Algorithms & Randomness Center (ARC)
Alon Orlitsky - University of CA, San Diego
Monday, April 18, 20116
Klaus 1116 West - 1:00 pm
(Refreshments will be served in Klaus 2222 at 2 pm)
Learning and Forecasting over Large Domains: The Art of the Doable
Learning a distribution and forecasting its outcomes are important tasks whose complexity increases with the distribution's support size. We consider useful and natural formulations of these two tasks that allow them to be performed with a sample whose size is fixed and independent of the distribution or its support size.
Learning a distribution to a given KL divergence requires a sample size that increases linearly with the support size. We show that with n samples, the distribution can be learned to a KL divergence that is at most 1/sqrt(n) higher than that achievable by any estimator, even one that knows the distribution up to permutation.

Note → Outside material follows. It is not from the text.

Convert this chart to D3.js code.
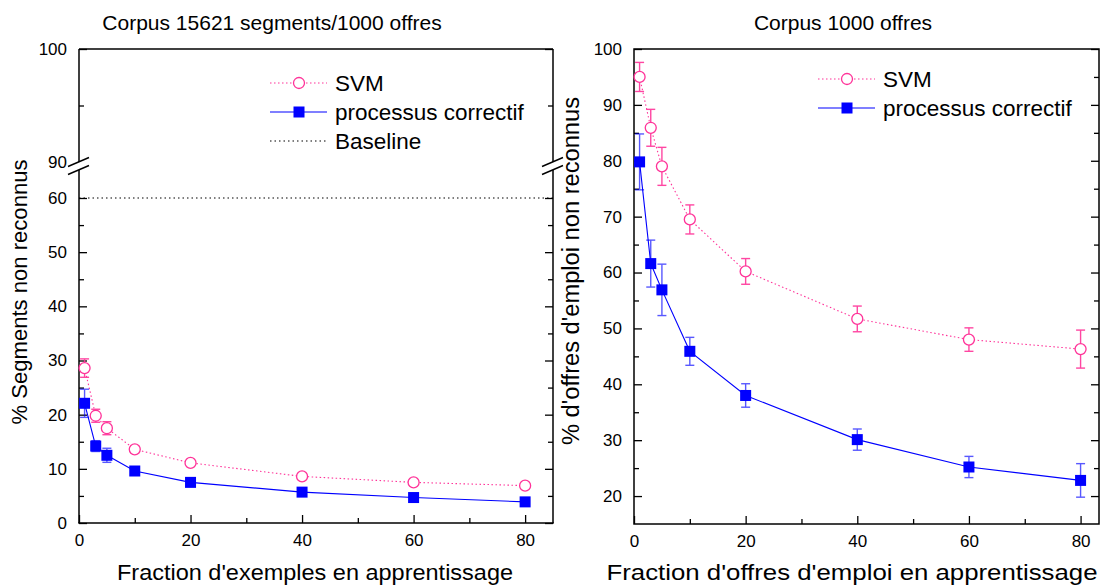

Estimating a distribution's support size may require an unbounded number samples. Yet we show that with n samples, we can estimate the number of hitherto unseen elements that will be observed in up to n*log(n) new samples, thereby estimating the effective support of a much larger sample.
Joint work with Ananda Theertha Suresh and Yihong Wu.
Alon Orlitsky received B.Sc. degrees in Mathematics and Electrical Engineering from Ben Gurion University in 1980 and 1981, and M.Sc. and Ph.D. degrees in Electrical Engineering from Stanford University in 1982 and 1986.
From 1986 to 1996 he was with the Communications Analysis Research Department of Bell Laboratories. He spent the following year as a quantitative analyst at D.E. Shaw and Company, an investment firm in New York City. In 1997 he joined the University of California San Diego, where he is currently a professor of Electrical and Computer Engineering and of Computer Science and Engineering. His research concerns information theory, statistical modeling, and machine learning.
From 2011 to 2014 Alon directed UCSD's Center for Wireless Communications, and since 2006 he has directed the Information Theory and Applications Center. He is currently the president of the Information Theory Society. He has co-organized numerous programs on information theory, machine learning, and statistics, including the Information Theory and Applications Workshop that he started in 2006 and has helped organize since.
Alon is a recipient of the 1981 ITT International Fellowship and the 1992 IEEE W.R.G. Baker Paper Award, and co-recipient of the 2006 Information Theory Society Paper Award and the 2016 NIPS Paper Award. He is a fellow of the IEEE, and holds the Qualcomm Chair for Information Theory and its Applications at UCSD.